## EXERCISE BRIEF
Leave out every picture, and retype exactly the lines from the line with "What TikZ code" through the line with "text=InkGray] (rng) at", both ends included.

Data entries
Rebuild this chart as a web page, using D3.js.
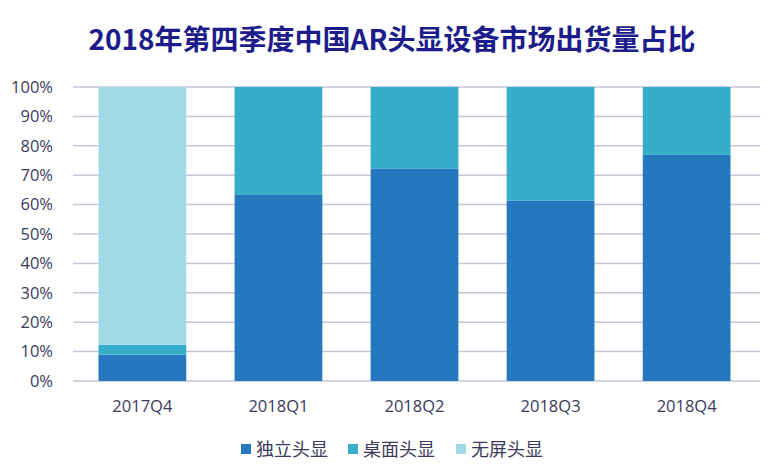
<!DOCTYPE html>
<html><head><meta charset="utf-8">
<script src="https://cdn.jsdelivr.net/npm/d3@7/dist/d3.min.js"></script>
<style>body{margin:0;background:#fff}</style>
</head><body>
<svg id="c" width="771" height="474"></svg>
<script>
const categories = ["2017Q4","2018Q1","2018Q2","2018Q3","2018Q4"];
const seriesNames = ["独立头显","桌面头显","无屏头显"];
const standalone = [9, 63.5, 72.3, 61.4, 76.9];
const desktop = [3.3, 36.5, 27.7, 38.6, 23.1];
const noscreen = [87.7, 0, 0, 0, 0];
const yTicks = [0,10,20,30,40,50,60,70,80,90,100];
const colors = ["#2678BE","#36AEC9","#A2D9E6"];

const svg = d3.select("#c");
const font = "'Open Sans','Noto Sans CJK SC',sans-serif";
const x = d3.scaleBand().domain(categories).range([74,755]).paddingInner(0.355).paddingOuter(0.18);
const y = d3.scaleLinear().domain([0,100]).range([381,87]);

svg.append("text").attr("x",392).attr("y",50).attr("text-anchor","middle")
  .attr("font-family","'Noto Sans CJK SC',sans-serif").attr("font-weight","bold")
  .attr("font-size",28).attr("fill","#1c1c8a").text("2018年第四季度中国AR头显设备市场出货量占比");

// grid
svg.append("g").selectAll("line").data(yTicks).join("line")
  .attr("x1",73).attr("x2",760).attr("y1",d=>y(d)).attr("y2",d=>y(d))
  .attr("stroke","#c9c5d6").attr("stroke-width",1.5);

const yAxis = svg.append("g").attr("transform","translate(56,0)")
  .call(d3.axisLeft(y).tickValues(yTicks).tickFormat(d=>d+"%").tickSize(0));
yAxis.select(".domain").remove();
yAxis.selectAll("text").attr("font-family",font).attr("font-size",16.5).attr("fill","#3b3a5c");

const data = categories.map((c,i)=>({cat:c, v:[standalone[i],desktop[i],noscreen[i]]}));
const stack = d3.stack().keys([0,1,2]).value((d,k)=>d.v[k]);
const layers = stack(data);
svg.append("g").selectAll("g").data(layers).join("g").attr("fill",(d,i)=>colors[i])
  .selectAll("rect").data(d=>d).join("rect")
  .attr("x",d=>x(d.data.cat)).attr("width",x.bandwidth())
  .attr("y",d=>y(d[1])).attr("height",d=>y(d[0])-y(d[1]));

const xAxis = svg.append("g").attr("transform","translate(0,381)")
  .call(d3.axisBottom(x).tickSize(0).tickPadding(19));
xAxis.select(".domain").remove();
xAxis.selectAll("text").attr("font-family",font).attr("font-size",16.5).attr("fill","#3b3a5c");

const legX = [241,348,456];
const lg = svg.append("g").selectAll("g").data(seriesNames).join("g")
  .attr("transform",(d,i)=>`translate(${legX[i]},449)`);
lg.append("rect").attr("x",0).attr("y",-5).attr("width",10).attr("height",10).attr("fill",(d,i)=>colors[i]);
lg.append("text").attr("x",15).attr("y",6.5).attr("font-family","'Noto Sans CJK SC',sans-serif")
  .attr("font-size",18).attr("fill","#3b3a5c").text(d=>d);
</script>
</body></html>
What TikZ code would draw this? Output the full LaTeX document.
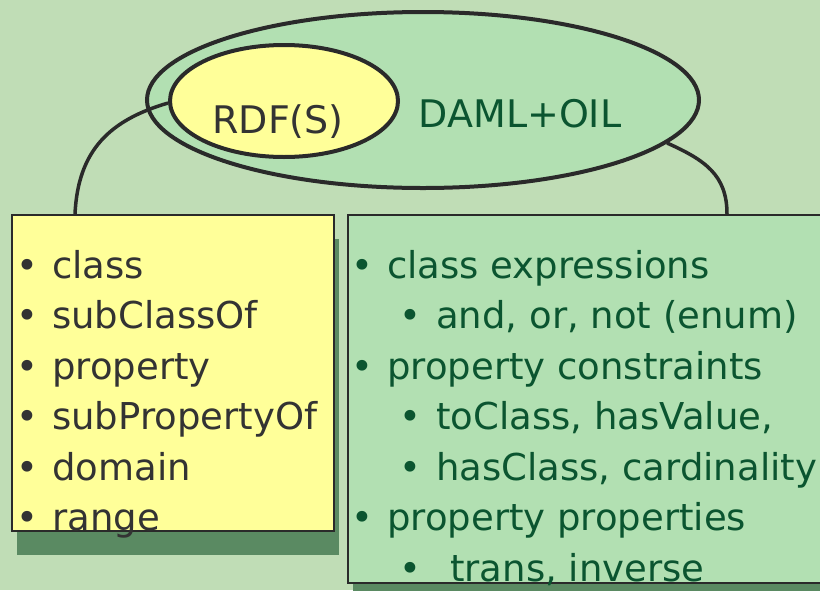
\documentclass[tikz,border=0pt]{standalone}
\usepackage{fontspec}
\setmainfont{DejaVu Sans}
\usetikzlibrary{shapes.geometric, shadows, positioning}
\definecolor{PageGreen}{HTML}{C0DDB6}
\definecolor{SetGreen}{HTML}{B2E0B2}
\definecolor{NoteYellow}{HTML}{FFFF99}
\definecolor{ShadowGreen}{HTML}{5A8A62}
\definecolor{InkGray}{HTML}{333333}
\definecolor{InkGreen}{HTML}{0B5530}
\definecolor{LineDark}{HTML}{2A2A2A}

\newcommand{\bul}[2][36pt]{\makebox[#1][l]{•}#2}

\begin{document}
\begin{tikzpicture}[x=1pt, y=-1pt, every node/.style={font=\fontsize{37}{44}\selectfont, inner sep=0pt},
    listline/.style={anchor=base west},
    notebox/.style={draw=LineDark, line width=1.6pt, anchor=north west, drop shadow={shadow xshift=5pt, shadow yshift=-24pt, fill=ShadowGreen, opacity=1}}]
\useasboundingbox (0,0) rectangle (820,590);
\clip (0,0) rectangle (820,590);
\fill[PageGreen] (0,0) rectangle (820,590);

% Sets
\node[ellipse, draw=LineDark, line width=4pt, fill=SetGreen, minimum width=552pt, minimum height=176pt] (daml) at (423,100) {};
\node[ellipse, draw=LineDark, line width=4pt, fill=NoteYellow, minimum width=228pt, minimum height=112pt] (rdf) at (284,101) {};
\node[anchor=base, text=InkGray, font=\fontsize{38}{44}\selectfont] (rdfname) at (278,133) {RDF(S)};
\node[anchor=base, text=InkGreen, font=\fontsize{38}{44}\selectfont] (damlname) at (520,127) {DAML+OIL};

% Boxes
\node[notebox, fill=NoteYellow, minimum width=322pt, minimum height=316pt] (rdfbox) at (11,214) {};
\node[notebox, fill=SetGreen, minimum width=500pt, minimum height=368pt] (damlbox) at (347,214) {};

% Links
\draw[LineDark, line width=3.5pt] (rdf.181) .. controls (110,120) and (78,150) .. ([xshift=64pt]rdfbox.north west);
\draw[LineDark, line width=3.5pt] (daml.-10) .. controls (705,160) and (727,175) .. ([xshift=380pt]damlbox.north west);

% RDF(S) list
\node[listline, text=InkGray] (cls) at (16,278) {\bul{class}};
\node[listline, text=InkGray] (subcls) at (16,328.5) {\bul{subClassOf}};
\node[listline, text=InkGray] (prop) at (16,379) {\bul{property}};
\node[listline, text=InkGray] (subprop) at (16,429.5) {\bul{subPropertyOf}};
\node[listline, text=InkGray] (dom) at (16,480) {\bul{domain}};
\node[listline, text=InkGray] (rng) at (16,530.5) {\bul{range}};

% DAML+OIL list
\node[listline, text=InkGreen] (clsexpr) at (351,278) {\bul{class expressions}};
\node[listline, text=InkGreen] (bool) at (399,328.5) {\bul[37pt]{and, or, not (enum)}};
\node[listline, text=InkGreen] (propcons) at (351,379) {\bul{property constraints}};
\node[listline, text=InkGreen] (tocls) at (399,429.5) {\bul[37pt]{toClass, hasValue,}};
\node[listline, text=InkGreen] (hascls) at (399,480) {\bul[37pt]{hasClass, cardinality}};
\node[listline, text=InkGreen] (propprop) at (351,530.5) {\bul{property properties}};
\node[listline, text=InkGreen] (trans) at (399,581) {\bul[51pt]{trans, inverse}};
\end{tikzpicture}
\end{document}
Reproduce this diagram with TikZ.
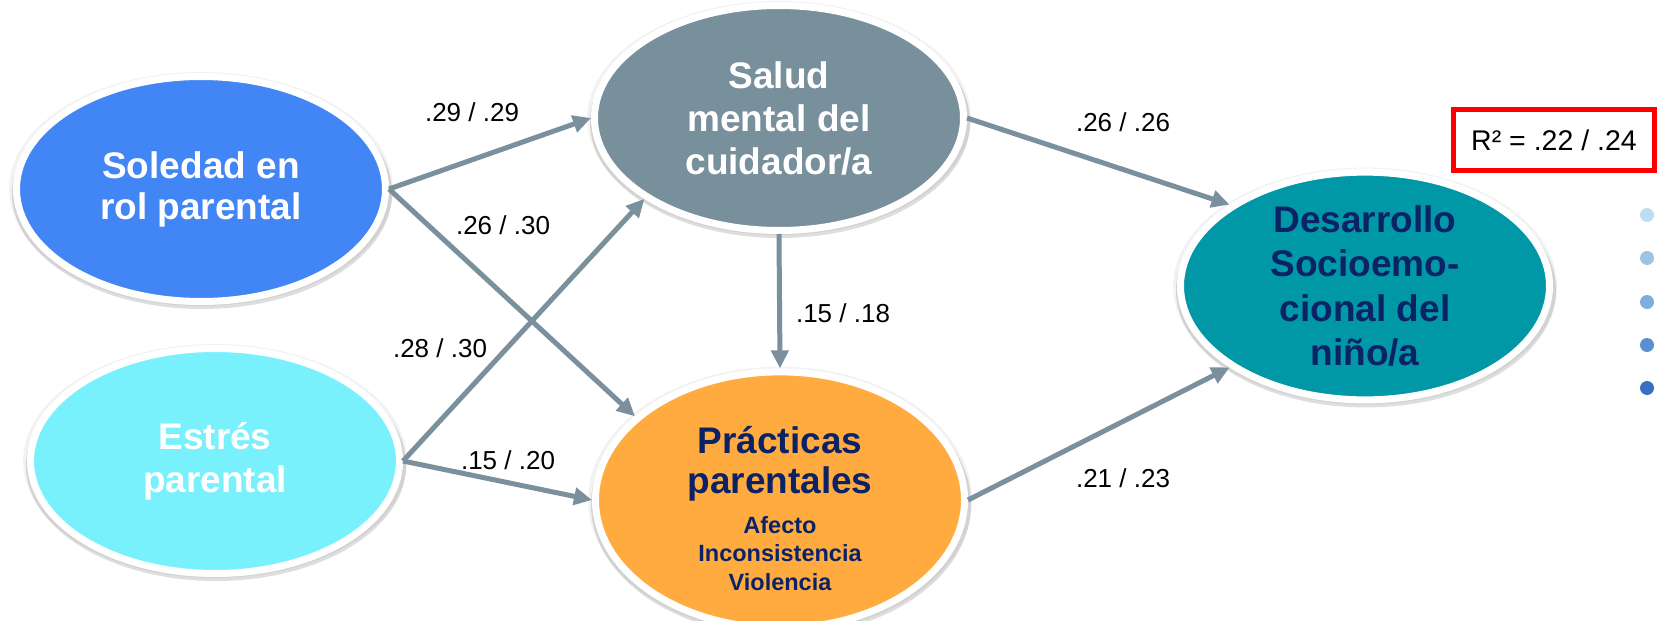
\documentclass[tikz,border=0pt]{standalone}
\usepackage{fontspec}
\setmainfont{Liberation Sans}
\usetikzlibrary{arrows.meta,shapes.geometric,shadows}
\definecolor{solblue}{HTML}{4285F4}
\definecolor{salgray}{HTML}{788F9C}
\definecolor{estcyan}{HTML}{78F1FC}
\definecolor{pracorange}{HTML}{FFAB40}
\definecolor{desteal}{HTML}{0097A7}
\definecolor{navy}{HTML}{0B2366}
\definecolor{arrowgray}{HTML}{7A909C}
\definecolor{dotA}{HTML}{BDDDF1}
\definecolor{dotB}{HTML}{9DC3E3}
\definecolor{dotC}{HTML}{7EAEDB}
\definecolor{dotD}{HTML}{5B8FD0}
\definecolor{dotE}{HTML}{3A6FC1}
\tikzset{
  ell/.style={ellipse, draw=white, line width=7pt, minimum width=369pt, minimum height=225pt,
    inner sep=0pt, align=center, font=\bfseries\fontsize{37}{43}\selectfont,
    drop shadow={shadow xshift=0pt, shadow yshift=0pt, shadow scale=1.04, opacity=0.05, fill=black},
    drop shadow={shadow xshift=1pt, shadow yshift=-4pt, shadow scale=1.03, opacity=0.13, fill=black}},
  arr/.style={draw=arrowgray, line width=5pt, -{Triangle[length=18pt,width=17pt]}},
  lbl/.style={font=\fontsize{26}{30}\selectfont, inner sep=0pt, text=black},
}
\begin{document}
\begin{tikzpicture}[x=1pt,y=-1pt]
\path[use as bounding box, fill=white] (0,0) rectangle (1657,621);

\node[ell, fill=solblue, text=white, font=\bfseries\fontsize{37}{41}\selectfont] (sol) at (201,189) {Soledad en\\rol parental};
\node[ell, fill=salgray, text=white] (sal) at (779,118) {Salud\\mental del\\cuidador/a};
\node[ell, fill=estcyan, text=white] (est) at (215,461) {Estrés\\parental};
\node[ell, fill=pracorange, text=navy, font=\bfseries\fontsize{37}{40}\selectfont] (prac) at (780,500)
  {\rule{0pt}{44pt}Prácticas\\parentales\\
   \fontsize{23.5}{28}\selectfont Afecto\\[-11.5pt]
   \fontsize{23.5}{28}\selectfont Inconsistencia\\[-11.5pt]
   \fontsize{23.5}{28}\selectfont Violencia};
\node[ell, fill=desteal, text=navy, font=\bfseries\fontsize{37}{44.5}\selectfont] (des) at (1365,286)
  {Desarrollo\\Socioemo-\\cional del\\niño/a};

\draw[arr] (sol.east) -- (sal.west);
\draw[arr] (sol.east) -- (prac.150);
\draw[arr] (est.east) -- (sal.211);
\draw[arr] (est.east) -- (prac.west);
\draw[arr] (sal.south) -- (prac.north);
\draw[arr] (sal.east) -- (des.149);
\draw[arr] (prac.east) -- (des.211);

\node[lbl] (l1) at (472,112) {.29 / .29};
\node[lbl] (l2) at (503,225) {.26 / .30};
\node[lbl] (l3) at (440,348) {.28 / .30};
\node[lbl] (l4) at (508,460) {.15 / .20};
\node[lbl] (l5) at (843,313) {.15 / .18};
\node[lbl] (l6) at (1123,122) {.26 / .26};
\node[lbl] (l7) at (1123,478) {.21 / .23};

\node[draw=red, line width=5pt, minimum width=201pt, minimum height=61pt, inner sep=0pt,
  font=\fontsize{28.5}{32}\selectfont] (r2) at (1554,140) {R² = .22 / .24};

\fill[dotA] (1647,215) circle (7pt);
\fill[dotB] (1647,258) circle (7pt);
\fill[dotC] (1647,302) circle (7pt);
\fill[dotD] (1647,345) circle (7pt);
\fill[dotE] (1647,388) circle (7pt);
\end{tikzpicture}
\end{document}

## ANSWER TO THE PROBLEM
What TikZ code would draw this? Output the full LaTeX document.
\documentclass[tikz,border=0pt]{standalone}
\usepackage{fontspec}
\setmainfont{DejaVu Sans}
\usetikzlibrary{shapes.geometric, shadows, positioning}
\definecolor{PageGreen}{HTML}{C0DDB6}
\definecolor{SetGreen}{HTML}{B2E0B2}
\definecolor{NoteYellow}{HTML}{FFFF99}
\definecolor{ShadowGreen}{HTML}{5A8A62}
\definecolor{InkGray}{HTML}{333333}
\definecolor{InkGreen}{HTML}{0B5530}
\definecolor{LineDark}{HTML}{2A2A2A}

\newcommand{\bul}[2][36pt]{\makebox[#1][l]{•}#2}

\begin{document}
\begin{tikzpicture}[x=1pt, y=-1pt, every node/.style={font=\fontsize{37}{44}\selectfont, inner sep=0pt},
    listline/.style={anchor=base west},
    notebox/.style={draw=LineDark, line width=1.6pt, anchor=north west, drop shadow={shadow xshift=5pt, shadow yshift=-24pt, fill=ShadowGreen, opacity=1}}]
\useasboundingbox (0,0) rectangle (820,590);
\clip (0,0) rectangle (820,590);
\fill[PageGreen] (0,0) rectangle (820,590);

% Sets
\node[ellipse, draw=LineDark, line width=4pt, fill=SetGreen, minimum width=552pt, minimum height=176pt] (daml) at (423,100) {};
\node[ellipse, draw=LineDark, line width=4pt, fill=NoteYellow, minimum width=228pt, minimum height=112pt] (rdf) at (284,101) {};
\node[anchor=base, text=InkGray, font=\fontsize{38}{44}\selectfont] (rdfname) at (278,133) {RDF(S)};
\node[anchor=base, text=InkGreen, font=\fontsize{38}{44}\selectfont] (damlname) at (520,127) {DAML+OIL};

% Boxes
\node[notebox, fill=NoteYellow, minimum width=322pt, minimum height=316pt] (rdfbox) at (11,214) {};
\node[notebox, fill=SetGreen, minimum width=500pt, minimum height=368pt] (damlbox) at (347,214) {};

% Links
\draw[LineDark, line width=3.5pt] (rdf.181) .. controls (110,120) and (78,150) .. ([xshift=64pt]rdfbox.north west);
\draw[LineDark, line width=3.5pt] (daml.-10) .. controls (705,160) and (727,175) .. ([xshift=380pt]damlbox.north west);

% RDF(S) list
\node[listline, text=InkGray] (cls) at (16,278) {\bul{class}};
\node[listline, text=InkGray] (subcls) at (16,328.5) {\bul{subClassOf}};
\node[listline, text=InkGray] (prop) at (16,379) {\bul{property}};
\node[listline, text=InkGray] (subprop) at (16,429.5) {\bul{subPropertyOf}};
\node[listline, text=InkGray] (dom) at (16,480) {\bul{domain}};
\node[listline, text=InkGray] (rng) at (16,530.5) {\bul{range}};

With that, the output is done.